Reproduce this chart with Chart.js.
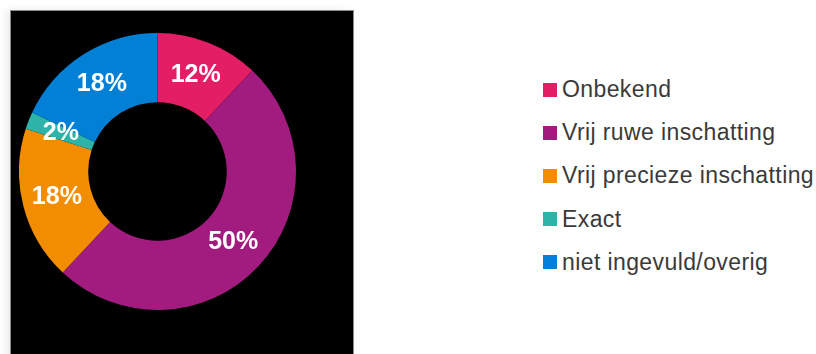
<!DOCTYPE html>
<html>
<head>
<meta charset="utf-8">
<script src="https://cdn.jsdelivr.net/npm/chart.js@4"></script>
<style>
  html, body { margin: 0; padding: 0; background: #fff; }
  body { width: 816px; height: 354px; position: relative; overflow: hidden; font-family: "Liberation Sans", Arial, sans-serif; }
  #panel {
    position: absolute; left: 10px; top: 10px; width: 342px; height: 350px;
    background: #000; border: 1px solid #8a8a8a;
    box-shadow: -4px 0 8px rgba(0,0,0,0.08);
  }
  #chartBox { position: absolute; left: 19px; top: 33px; width: 277px; height: 277px; }
  #legend { position: absolute; left: 543px; top: 68px; }
  .item { height: 43.2px; display: flex; align-items: center; font-size: 23px; letter-spacing: 0.4px; color: #3a3a3a; white-space: nowrap; }
  .swatch { width: 14px; height: 14px; margin-right: 5px; flex: none; }
</style>
</head>
<body>
<div id="panel"></div>
<div id="chartBox"><canvas id="donut"></canvas></div>
<div id="legend"></div>
<script>
// Categories and shares (%)
const labels = ["Onbekend", "Vrij ruwe inschatting", "Vrij precieze inschatting", "Exact", "niet ingevuld/overig"];
const shares = [12, 50, 18, 2, 18];
const colors = ['#e31e64', '#a21b7e', '#f28c00', '#2eb3a8', '#0280d6'];

// Percentage labels drawn in the middle of every slice
const sliceLabels = {
  id: 'sliceLabels',
  afterDatasetsDraw(chart) {
    const ctx = chart.ctx;
    const meta = chart.getDatasetMeta(0);
    ctx.save();
    ctx.fillStyle = '#fff';
    ctx.font = 'bold 25px "Liberation Sans", Arial, sans-serif';
    ctx.textAlign = 'center';
    ctx.textBaseline = 'middle';
    meta.data.forEach((arc, i) => {
      const p = arc.tooltipPosition();
      ctx.fillText(shares[i] + '%', p.x, p.y);
    });
    ctx.restore();
  }
};

const ctx = document.getElementById('donut').getContext('2d');
new Chart(ctx, {
  type: 'doughnut',
  data: {
    labels: labels,
    datasets: [{
      data: shares,
      backgroundColor: colors,
      borderWidth: 0,
      hoverOffset: 0
    }]
  },
  options: {
    responsive: true,
    maintainAspectRatio: false,
    animation: false,
    cutout: '50%',
    layout: { padding: 0 },
    plugins: {
      legend: { display: false },
      tooltip: { enabled: false }
    }
  },
  plugins: [sliceLabels]
});

// Legend on the right
const legend = document.getElementById('legend');
labels.forEach((name, i) => {
  const row = document.createElement('div');
  row.className = 'item';
  const sw = document.createElement('span');
  sw.className = 'swatch';
  sw.style.backgroundColor = colors[i];
  row.appendChild(sw);
  row.appendChild(document.createTextNode(name));
  legend.appendChild(row);
});
</script>
</body>
</html>
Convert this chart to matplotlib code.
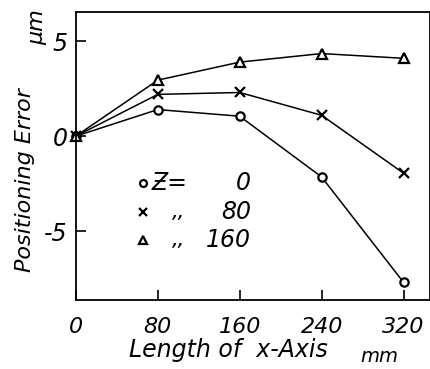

---*---

Quote everything in the listing above exactly; pictures are the only thing to omit.

Reproduce this chart with Chart.js.
<!DOCTYPE html>
<html>
<head>
<meta charset="utf-8">
<script src="https://cdn.jsdelivr.net/npm/chart.js@4"></script>
<style>
  html, body { margin: 0; padding: 0; background: #fff; }
  body { width: 816px; height: 354px; position: relative; overflow: hidden; font-family: "Liberation Sans", Arial, sans-serif; }
  #panel {
    position: absolute; left: 10px; top: 10px; width: 342px; height: 350px;
    background: #000; border: 1px solid #8a8a8a;
    box-shadow: -4px 0 8px rgba(0,0,0,0.08);
  }
  #chartBox { position: absolute; left: 19px; top: 33px; width: 277px; height: 277px; }
  #legend { position: absolute; left: 543px; top: 68px; }
  .item { height: 43.2px; display: flex; align-items: center; font-size: 23px; letter-spacing: 0.4px; color: #3a3a3a; white-space: nowrap; }
  .swatch { width: 14px; height: 14px; margin-right: 5px; flex: none; }
</style>
</head>
<body>
<div id="panel"></div>
<div id="chartBox"><canvas id="donut"></canvas></div>
<div id="legend"></div>
<script>
// Categories and shares (%)
const labels = ["Onbekend", "Vrij ruwe inschatting", "Vrij precieze inschatting", "Exact", "niet ingevuld/overig"];
const shares = [12, 50, 18, 2, 18];
const colors = ['#e31e64', '#a21b7e', '#f28c00', '#2eb3a8', '#0280d6'];

// Percentage labels drawn in the middle of every slice
const sliceLabels = {
  id: 'sliceLabels',
  afterDatasetsDraw(chart) {
    const ctx = chart.ctx;
    const meta = chart.getDatasetMeta(0);
    ctx.save();
    ctx.fillStyle = '#fff';
    ctx.font = 'bold 25px "Liberation Sans", Arial, sans-serif';
    ctx.textAlign = 'center';
    ctx.textBaseline = 'middle';
    meta.data.forEach((arc, i) => {
      const p = arc.tooltipPosition();
      ctx.fillText(shares[i] + '%', p.x, p.y);
    });
    ctx.restore();
  }
};

const ctx = document.getElementById('donut').getContext('2d');
new Chart(ctx, {
  type: 'doughnut',
  data: {
    labels: labels,
    datasets: [{
      data: shares,
      backgroundColor: colors,
      borderWidth: 0,
      hoverOffset: 0
    }]
  },
  options: {
    responsive: true,
    maintainAspectRatio: false,
    animation: false,
    cutout: '50%',
    layout: { padding: 0 },
    plugins: {
      legend: { display: false },
      tooltip: { enabled: false }
    }
  },
  plugins: [sliceLabels]
});

// Legend on the right
const legend = document.getElementById('legend');
labels.forEach((name, i) => {
  const row = document.createElement('div');
  row.className = 'item';
  const sw = document.createElement('span');
  sw.className = 'swatch';
  sw.style.backgroundColor = colors[i];
  row.appendChild(sw);
  row.appendChild(document.createTextNode(name));
  legend.appendChild(row);
});
</script>
</body>
</html>
Convert this chart to matplotlib code.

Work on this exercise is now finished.